The rule and implementing guidelines were revised and updated over the years, based on amendments to, and requirements of, the Code of Criminal Justice, and the rule was re-promulgated last year. Since 1970, when every defendant charged with a crime could apply for PTI (without any express limitations), admission has become more difficult and, among other things, the rule has evolved and now provides that certain persons are ineligible for enrollment or cannot apply without prosecutorial consent; there are presumptions against enrollment, the diversion can occur for up to three years, and the admission process became even more adversarial than originally provided. Denials of enrollment in the Law Division cannot be appealed until a final judgment of conviction is entered, but the prosecutor has the right of an appeal if a defendant is enrolled over objection.

We are concerned about one aspect of the rule as it has evolved. Initially, the rule and guidelines (Guideline 4) made clear that a guilty plea or admission of guilt could not be a prerequisite to admission. That is still the general rule. However, exceptions were permitted when it was perceived that a plea could be seen as a sign of remorse or a significant step in rehabilitation and, perhaps more significantly, when the period of enrollment was elongated so that so much time could pass before trial of a defendant who was terminated from the program for lack of compliance or because of another arrest, or who did not successfully complete the program and was ordered to proceed with prosecution. At present a guilty plea is required for certain offenses. See R. 3:28-5.
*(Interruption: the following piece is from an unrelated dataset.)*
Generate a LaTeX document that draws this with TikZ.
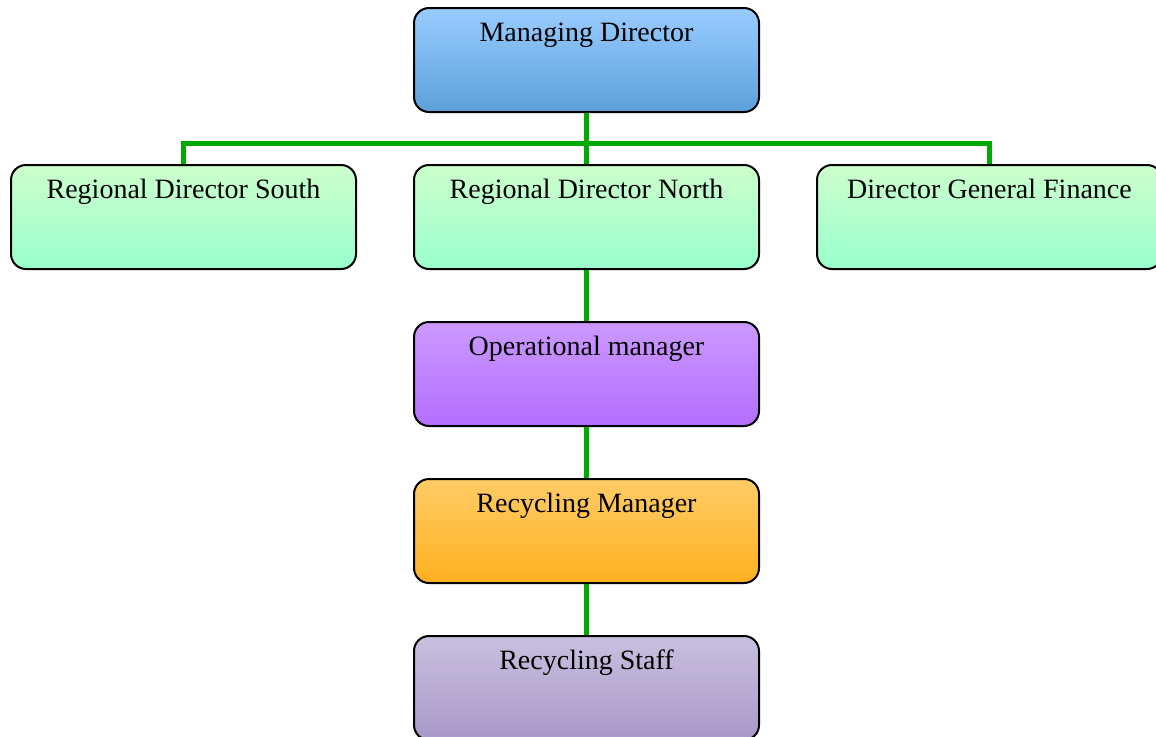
\documentclass[tikz,border=0pt]{standalone}
\usepackage{fontspec}
\setmainfont{Liberation Serif}
\usetikzlibrary{positioning}

\definecolor{mdtop}{HTML}{99CCFF}
\definecolor{mdbot}{HTML}{5BA0DA}
\definecolor{rdtop}{HTML}{CCFFCC}
\definecolor{rdbot}{HTML}{99FFCC}
\definecolor{optop}{HTML}{CC99FF}
\definecolor{opbot}{HTML}{B36EFF}
\definecolor{rmtop}{HTML}{FFCC66}
\definecolor{rmbot}{HTML}{FFB020}
\definecolor{sttop}{HTML}{C9C0DF}
\definecolor{stbot}{HTML}{A898C8}
\definecolor{linkgreen}{HTML}{00AA00}

\begin{document}
\begin{tikzpicture}[x=0.5pt,y=-0.5pt,
                    node distance=25.5pt and 28pt,
                    post/.style={draw,line width=1pt,rounded corners=7.5pt,
                                 minimum width=172.5pt,inner sep=0pt,
                                 text height=16.5pt,text depth=35.5pt,
                                 font=\fontsize{14}{16}\selectfont},
                    link/.style={draw=linkgreen,line width=2.5pt}]
\useasboundingbox (0,0) rectangle (1156,736);

\node[post,top color=mdtop,bottom color=mdbot] (md) at (586.5,60) {Managing Director};

\node[post,below=of md,top color=rdtop,bottom color=rdbot] (rdn) {Regional Director North};
\node[post,left=of rdn,top color=rdtop,bottom color=rdbot] (rds) {Regional Director South};
\node[post,right=of rdn,top color=rdtop,bottom color=rdbot] (dgf) {Director General Finance};

\node[post,below=of rdn,top color=optop,bottom color=opbot] (opm) {Operational manager};
\node[post,below=of opm,top color=rmtop,bottom color=rmbot] (rcm) {Recycling Manager};
\node[post,below=of rcm,top color=sttop,bottom color=stbot] (rcs) {Recycling Staff};

\coordinate (bus) at (586.5,143);
\draw[link] (md.south) -- (rdn.north);
\draw[link] (rds.north) |- (bus) -| (dgf.north);
\draw[link] (rdn.south) -- (opm.north);
\draw[link] (opm.south) -- (rcm.north);
\draw[link] (rcm.south) -- (rcs.north);

\end{tikzpicture}
\end{document}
We believe that where guilty pleas are required as a prerequisite of enrollment, the record should be sealed and remain sealed unless and until the defendant does not successfully complete the program and his case is returned to the calendar for sentencing. We think that a guilty plea in a case ultimately dismissed upon successful completion of pretrial intervention is inappropriate and inconsistent with both the purpose and spirit of the program which is designed to defer and avoid prosecution. Statements of defendants to program staff and PTI records have and remain confidential, and since the mid- 1970s the records of a defendant who successfully completed pretrial intervention have been maintained confidential even when expungement of arrest records have been ordered, and the rule and governing statutes preserve records to assure that prohibited multiple diversion opportunities do not occur. As a result, we see no benefit or reason to require a guilty plea to remain of record where a defendant successfully completes the pretrial diversion program and hopefully proceeds to enjoy a productive life without further involvement in the criminal justice system. We urge that Rule 3:28 (and Rule 1:38) be further amended to seal and maintain guilty pleas of defendants who successfully complete pretrial diversion.